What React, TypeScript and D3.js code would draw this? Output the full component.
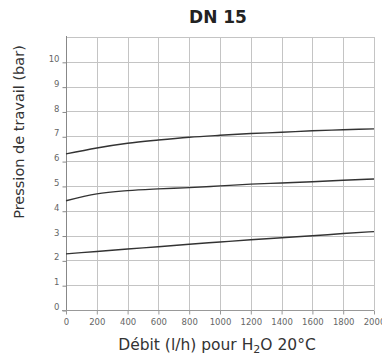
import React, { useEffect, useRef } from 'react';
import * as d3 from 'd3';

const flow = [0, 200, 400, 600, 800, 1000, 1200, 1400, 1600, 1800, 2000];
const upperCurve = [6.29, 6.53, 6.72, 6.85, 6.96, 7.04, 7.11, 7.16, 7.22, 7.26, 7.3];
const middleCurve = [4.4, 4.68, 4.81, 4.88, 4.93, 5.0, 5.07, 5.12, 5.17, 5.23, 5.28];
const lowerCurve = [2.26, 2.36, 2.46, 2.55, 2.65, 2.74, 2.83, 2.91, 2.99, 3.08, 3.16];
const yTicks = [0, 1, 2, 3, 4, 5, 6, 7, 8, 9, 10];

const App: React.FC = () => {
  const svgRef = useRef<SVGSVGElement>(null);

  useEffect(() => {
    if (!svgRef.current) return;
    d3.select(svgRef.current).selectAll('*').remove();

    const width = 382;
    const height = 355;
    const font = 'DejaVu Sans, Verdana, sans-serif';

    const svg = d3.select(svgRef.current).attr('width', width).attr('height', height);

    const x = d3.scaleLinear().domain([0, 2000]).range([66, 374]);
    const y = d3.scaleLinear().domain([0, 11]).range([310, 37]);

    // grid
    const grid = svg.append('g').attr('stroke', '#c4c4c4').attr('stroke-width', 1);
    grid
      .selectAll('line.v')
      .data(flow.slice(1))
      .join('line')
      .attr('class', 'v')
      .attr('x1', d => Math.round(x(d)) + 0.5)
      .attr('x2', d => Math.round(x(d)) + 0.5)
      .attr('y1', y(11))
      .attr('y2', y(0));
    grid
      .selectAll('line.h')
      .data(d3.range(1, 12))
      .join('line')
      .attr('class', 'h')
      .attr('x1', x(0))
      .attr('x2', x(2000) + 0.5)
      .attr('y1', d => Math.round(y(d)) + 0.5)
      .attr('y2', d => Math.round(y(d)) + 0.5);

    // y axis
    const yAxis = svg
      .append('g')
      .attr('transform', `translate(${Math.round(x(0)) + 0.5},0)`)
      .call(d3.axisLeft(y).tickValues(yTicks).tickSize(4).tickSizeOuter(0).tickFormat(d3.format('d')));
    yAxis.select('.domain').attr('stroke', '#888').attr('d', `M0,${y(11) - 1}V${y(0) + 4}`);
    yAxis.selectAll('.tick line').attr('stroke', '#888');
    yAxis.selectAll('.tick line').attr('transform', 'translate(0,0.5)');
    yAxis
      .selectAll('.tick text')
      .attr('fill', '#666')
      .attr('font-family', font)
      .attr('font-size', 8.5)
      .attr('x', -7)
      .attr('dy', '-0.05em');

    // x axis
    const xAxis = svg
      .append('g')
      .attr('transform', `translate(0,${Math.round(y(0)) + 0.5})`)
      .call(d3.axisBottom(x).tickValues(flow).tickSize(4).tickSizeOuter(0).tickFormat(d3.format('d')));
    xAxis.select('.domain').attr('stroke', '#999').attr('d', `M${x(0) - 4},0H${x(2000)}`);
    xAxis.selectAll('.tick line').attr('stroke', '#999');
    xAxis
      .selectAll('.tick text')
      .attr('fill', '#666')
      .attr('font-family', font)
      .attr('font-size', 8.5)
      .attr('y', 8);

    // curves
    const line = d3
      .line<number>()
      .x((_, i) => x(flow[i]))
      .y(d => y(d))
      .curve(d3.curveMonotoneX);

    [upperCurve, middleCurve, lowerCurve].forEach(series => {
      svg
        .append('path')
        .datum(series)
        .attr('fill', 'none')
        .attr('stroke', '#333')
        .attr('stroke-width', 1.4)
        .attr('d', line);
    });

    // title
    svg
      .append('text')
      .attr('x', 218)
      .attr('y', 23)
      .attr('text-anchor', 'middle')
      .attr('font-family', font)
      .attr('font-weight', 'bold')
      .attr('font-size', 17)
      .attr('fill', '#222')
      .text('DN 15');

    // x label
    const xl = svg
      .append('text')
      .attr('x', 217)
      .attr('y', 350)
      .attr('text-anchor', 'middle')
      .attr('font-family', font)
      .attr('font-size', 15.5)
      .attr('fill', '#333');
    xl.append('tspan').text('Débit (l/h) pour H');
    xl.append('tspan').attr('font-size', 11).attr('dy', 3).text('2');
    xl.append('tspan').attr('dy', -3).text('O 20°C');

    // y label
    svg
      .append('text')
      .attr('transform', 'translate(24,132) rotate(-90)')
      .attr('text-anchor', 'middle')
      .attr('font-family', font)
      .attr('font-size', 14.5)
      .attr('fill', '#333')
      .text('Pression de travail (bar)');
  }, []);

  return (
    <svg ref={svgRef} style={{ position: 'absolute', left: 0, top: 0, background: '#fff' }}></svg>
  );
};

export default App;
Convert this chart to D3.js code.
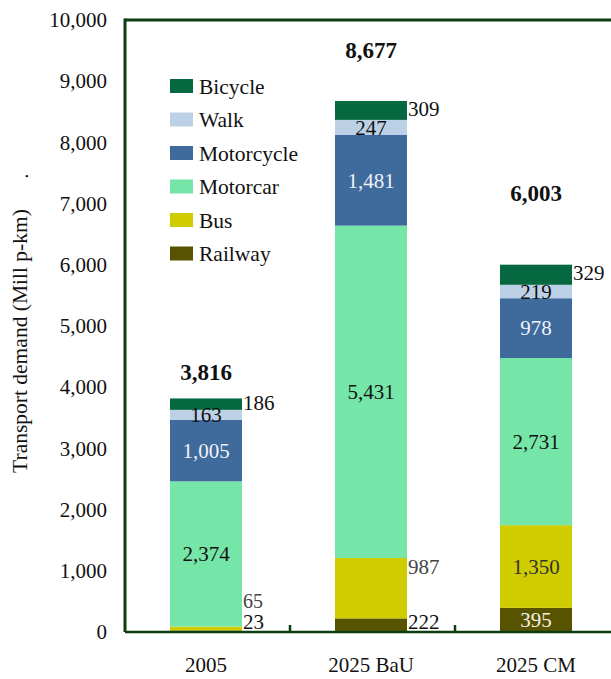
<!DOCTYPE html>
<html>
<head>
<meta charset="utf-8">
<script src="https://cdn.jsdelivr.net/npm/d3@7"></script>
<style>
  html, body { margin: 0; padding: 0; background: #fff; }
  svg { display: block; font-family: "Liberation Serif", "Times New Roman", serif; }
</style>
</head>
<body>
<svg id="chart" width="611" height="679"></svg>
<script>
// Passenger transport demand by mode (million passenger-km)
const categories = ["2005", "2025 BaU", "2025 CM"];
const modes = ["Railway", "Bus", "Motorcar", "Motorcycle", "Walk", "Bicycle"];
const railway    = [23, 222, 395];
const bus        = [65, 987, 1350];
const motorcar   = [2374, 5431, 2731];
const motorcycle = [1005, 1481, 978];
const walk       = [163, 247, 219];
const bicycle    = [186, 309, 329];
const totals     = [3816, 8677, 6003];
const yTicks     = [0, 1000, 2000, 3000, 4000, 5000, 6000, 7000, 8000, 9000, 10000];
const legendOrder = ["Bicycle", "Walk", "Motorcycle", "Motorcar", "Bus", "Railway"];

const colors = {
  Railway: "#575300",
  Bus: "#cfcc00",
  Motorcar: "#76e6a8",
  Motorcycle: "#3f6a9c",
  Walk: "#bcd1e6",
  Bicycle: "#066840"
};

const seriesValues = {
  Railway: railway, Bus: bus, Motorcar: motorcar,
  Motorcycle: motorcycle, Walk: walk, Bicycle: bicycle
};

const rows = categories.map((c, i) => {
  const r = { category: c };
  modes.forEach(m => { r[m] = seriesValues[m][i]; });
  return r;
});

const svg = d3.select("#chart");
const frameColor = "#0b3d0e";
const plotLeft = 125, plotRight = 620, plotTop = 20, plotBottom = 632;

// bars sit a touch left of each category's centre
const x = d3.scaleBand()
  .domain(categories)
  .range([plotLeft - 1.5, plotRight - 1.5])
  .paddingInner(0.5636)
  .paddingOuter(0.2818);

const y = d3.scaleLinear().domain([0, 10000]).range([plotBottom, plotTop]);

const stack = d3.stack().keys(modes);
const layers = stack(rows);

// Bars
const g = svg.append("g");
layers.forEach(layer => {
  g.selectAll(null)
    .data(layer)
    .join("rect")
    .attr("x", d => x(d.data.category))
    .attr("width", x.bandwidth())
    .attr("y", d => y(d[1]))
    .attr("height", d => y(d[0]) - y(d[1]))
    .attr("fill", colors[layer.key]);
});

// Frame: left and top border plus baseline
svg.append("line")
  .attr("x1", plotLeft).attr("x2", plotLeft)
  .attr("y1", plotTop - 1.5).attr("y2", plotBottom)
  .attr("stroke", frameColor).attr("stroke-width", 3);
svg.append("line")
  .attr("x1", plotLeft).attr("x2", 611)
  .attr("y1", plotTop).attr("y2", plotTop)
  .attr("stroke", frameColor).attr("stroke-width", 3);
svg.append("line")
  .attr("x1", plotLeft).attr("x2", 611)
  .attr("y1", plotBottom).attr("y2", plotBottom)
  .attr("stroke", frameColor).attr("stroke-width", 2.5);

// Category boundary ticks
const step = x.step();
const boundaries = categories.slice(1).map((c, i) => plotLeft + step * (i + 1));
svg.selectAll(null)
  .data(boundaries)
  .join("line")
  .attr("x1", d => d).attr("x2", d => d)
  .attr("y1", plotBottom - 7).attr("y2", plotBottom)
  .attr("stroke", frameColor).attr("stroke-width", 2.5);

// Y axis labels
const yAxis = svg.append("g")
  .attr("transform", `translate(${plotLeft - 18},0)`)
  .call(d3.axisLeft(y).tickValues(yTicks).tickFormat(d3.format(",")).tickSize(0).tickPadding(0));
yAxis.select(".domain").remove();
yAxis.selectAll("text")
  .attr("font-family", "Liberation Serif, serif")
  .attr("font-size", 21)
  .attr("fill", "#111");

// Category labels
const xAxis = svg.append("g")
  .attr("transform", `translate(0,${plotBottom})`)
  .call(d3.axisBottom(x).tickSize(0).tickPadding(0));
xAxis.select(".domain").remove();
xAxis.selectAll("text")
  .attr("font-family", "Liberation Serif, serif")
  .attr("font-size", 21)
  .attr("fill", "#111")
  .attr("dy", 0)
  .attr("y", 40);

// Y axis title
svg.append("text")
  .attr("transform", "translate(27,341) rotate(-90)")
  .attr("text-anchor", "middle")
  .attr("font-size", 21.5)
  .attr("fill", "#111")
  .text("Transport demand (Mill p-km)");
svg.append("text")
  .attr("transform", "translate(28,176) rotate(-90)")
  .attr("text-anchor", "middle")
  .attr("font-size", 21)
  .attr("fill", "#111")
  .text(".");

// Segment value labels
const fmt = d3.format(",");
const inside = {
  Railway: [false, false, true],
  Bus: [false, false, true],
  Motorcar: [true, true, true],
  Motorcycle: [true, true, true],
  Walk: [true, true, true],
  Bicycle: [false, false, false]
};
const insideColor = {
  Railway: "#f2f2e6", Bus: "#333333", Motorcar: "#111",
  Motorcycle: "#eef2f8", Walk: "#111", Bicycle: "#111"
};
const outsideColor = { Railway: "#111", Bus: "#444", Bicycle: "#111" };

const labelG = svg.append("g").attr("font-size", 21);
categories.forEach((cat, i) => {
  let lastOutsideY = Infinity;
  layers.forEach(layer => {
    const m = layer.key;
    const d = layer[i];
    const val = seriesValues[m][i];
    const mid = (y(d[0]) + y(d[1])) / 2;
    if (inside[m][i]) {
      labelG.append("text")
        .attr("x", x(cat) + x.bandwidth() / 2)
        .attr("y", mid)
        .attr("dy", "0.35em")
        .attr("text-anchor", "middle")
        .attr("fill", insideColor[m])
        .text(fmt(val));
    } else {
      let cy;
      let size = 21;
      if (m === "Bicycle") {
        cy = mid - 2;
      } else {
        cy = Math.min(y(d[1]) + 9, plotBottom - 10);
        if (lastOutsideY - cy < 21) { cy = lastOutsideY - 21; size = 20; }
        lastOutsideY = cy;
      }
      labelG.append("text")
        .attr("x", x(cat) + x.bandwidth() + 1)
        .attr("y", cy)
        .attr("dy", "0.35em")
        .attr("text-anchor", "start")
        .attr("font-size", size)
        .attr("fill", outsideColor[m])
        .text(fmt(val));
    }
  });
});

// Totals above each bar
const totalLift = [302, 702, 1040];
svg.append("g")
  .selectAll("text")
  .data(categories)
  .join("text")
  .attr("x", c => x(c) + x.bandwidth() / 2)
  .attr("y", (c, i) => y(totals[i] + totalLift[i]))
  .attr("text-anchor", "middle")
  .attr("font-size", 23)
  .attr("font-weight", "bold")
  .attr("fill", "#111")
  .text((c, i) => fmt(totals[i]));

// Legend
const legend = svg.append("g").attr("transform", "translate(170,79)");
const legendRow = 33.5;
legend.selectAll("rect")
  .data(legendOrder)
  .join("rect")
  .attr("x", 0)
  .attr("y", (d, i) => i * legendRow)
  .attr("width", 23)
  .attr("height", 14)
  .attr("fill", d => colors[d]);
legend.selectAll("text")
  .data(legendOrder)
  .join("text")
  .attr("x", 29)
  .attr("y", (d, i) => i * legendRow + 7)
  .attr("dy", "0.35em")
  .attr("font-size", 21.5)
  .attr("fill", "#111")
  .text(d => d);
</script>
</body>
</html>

* **To be done**: In the entries above, find the line that contains "7, 8, 9, 10];", then repeat exactly every line from the first one through that line, with no pictures.

* **In response**:
What React, TypeScript and D3.js code would draw this? Output the full component.
import React, { useEffect, useRef } from 'react';
import * as d3 from 'd3';

const flow = [0, 200, 400, 600, 800, 1000, 1200, 1400, 1600, 1800, 2000];
const upperCurve = [6.29, 6.53, 6.72, 6.85, 6.96, 7.04, 7.11, 7.16, 7.22, 7.26, 7.3];
const middleCurve = [4.4, 4.68, 4.81, 4.88, 4.93, 5.0, 5.07, 5.12, 5.17, 5.23, 5.28];
const lowerCurve = [2.26, 2.36, 2.46, 2.55, 2.65, 2.74, 2.83, 2.91, 2.99, 3.08, 3.16];
const yTicks = [0, 1, 2, 3, 4, 5, 6, 7, 8, 9, 10];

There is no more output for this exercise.